SÃO PAULO, SP (FOLHAPRESS) – Com a descriminalização do porte de maconha, o Brasil se junta a um rol de países que implementaram ao menos algum tipo de mudança sobre o uso de drogas. Mas o mapa dessa e de medidas mais avançadas, como a legalização do uso medicinal ou recreativo e a regulação de um mercado, pode revelar o peso tanto de questões culturais e políticas quanto de econômicas.
Na última segunda-feira (1º), por exemplo, a Alemanha passou a permitir o funcionamento de clubes canábicos, associações sem fins lucrativos que produzem e distribuem maconha entre um número limitado de membros.
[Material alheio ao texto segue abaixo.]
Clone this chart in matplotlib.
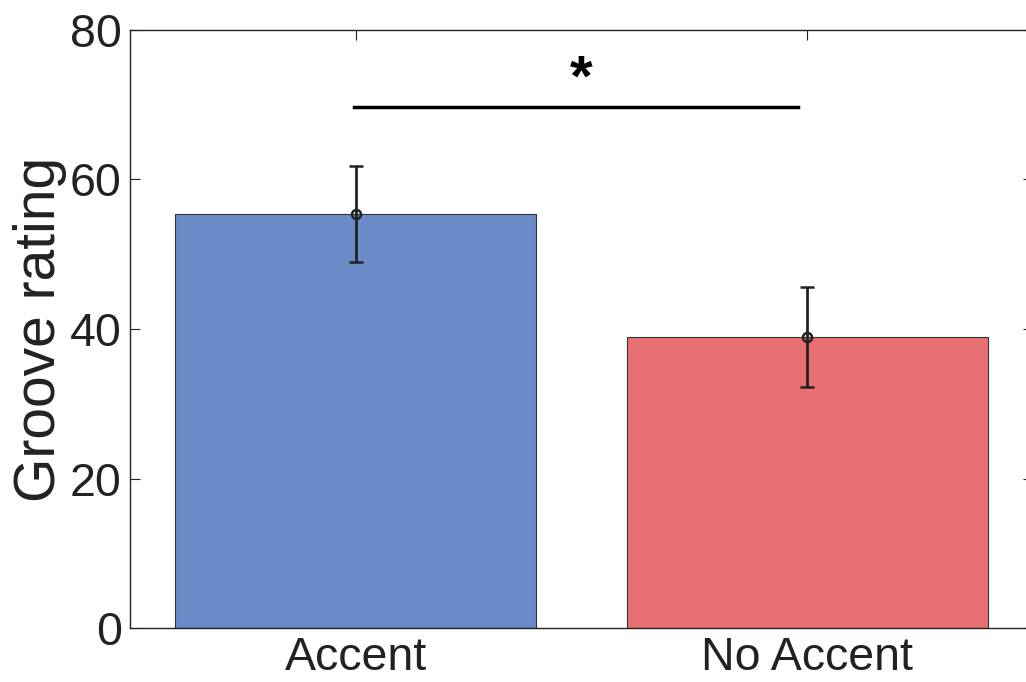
import matplotlib.pyplot as plt

plt.rcParams['font.family'] = ['Liberation Sans', 'DejaVu Sans']

conditions = ['Accent', 'No Accent']
ratings = [55.4, 38.9]
errors = [6.4, 6.7]
bar_colors = ['#6A8BC7', '#E87073']
sig_level = 69.7
sig_mark = '*'

fig = plt.figure(figsize=(10.26, 6.82), dpi=100)
ax = fig.add_axes([130 / 1026, 1 - 628 / 682, 903 / 1026, 598 / 682])

x = [1, 2]
ax.bar(x, ratings, width=0.8, color=bar_colors, edgecolor='#333333', linewidth=0.8, zorder=2)
ax.errorbar(x, ratings, yerr=errors, fmt='o', color='#222222', ecolor='#222222',
            elinewidth=2, capsize=5, capthick=2, markersize=6.5,
            markerfacecolor='none', markeredgewidth=1.8, zorder=3)

# significance bracket
ax.plot([0.997, 1.98], [sig_level, sig_level], color='black', linewidth=2.5, zorder=3)
ax.text(1.5, sig_level + 1.5, sig_mark, ha='center', va='baseline', fontsize=42,
        fontweight='bold')

ax.set_xlim(0.5, 2.5)
ax.set_ylim(0, 80)
ax.set_xticks(x)
ax.set_xticklabels(conditions)
ax.set_yticks([0, 20, 40, 60, 80])
ax.tick_params(direction='in', top=True, right=True, length=7, width=0.8,
               labelsize=33.5, colors='#222222', pad=6)
for s in ax.spines.values():
    s.set_linewidth(1.0)
    s.set_color('#222222')
ax.set_ylabel('Groove rating', fontsize=41, color='#222222', labelpad=2)

fig.savefig('out.png', dpi=100)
A modalidade já é conhecida na Espanha e funciona, segundo defensores da descriminalização de drogas, como uma maneira de o usuário acessar a droga sem apelar para o mercado ilegal –coisa que falta no Brasil.
Já no campo da redução de danos, relatório conjunto do Observatório Europeu da Droga e da Toxicodependência e da Rede Europeia de Redução de Danos publicado em dezembro de 2023 apontou que as salas de consumo seguro de drogas eram ao menos cem no mundo em 2022, operando em países como Bélgica, Dinamarca, França, Grécia, Portugal, Austrália, Canadá e México, entre outros.
Embora haja uma concentração aparente em países desenvolvidos de avanços na regulação do acesso a drogas e em abordagens diferentes da repressão, nações fora desse eixo também registram avanços na descriminalização de drogas, segundo Matthew Wilson, diretor de divisão do programa global de políticas de drogas da Open Society Foundations.
“O Uruguai foi o primeiro país a legalizar [Cannabis] no mundo, e a África do Sul acaba de aprovar uma nova regulação que permite uso e cultivo.”
Para Wilson, países desenvolvidos podem se sentir mais confiantes e menos pressionados pela comunidade internacional para mudar suas políticas domésticas, mas alguns exemplos, como o do Uruguai, mostram que essa pode não ser a regra predominante.
A Tailândia, por exemplo, permitiu o uso recreativo em 2022 e viu um mercado com cara de bilionário surgir nos últimos dois anos. Embora esteja no meio de um debate para voltar criminalizar esse tipo de consumo, o país destoa dos vizinhos na Ásia.
De acordo com Paulo Pereira, que coordena o Grupo de Pesquisas Internacionais sobre Políticas de Drogas da PUC-SP, o caminho das reformas de políticas de drogas no mundo pode indicar uma visão da extensão dos Estados sobre a vida cotidiana, mas também carrega o peso de anos de proibicionismo.
“É uma hipótese, mas na periferia do sistema internacional, particularmente em Ásia e África, houve um investimento grande em criminalização das drogas e ainda não há um incentivo, como houve na Tailândia, para que a Cannabis tenha expressão política e econômica.” O incentivo do governo tailandês para a atividade incluiu a distribuição de 1 milhão de mudas de maconha.
Ainda, a pressão civil em países ocidentais por reformas em políticas de drogas poderia estar ligada a noções mais difundidas de liberdades individuais e costumes mais liberais, como é o caso do Uruguai, segundo Pereira, que tem um histórico mais progressista em relação a aborto e casamento homoafetivo.
No México, a declaração de inconstitucionalidade da proibição de cultivo, colheita, transporte e distribuição da maconha teve, no argumento da Suprema Corte, a defesa do livre desenvolvimento da personalidade.
O tema de costumes também põe a decisão do STF no Brasil em perspectiva, segundo o pesquisador, já que o país tem um histórico de repressão violenta a drogas e de limitação a direitos como aborto legal e casamentos homoafetivos.
Por outro lado, segundo Pereira, as iniciativas para repensar o tema de drogas têm acontecido mesmo em locais com restrições históricas. É o caso da maconha, que tem ganhado espaço com a produção legal para via medicinal em Marrocos, Zimbábue e Lesoto, na África.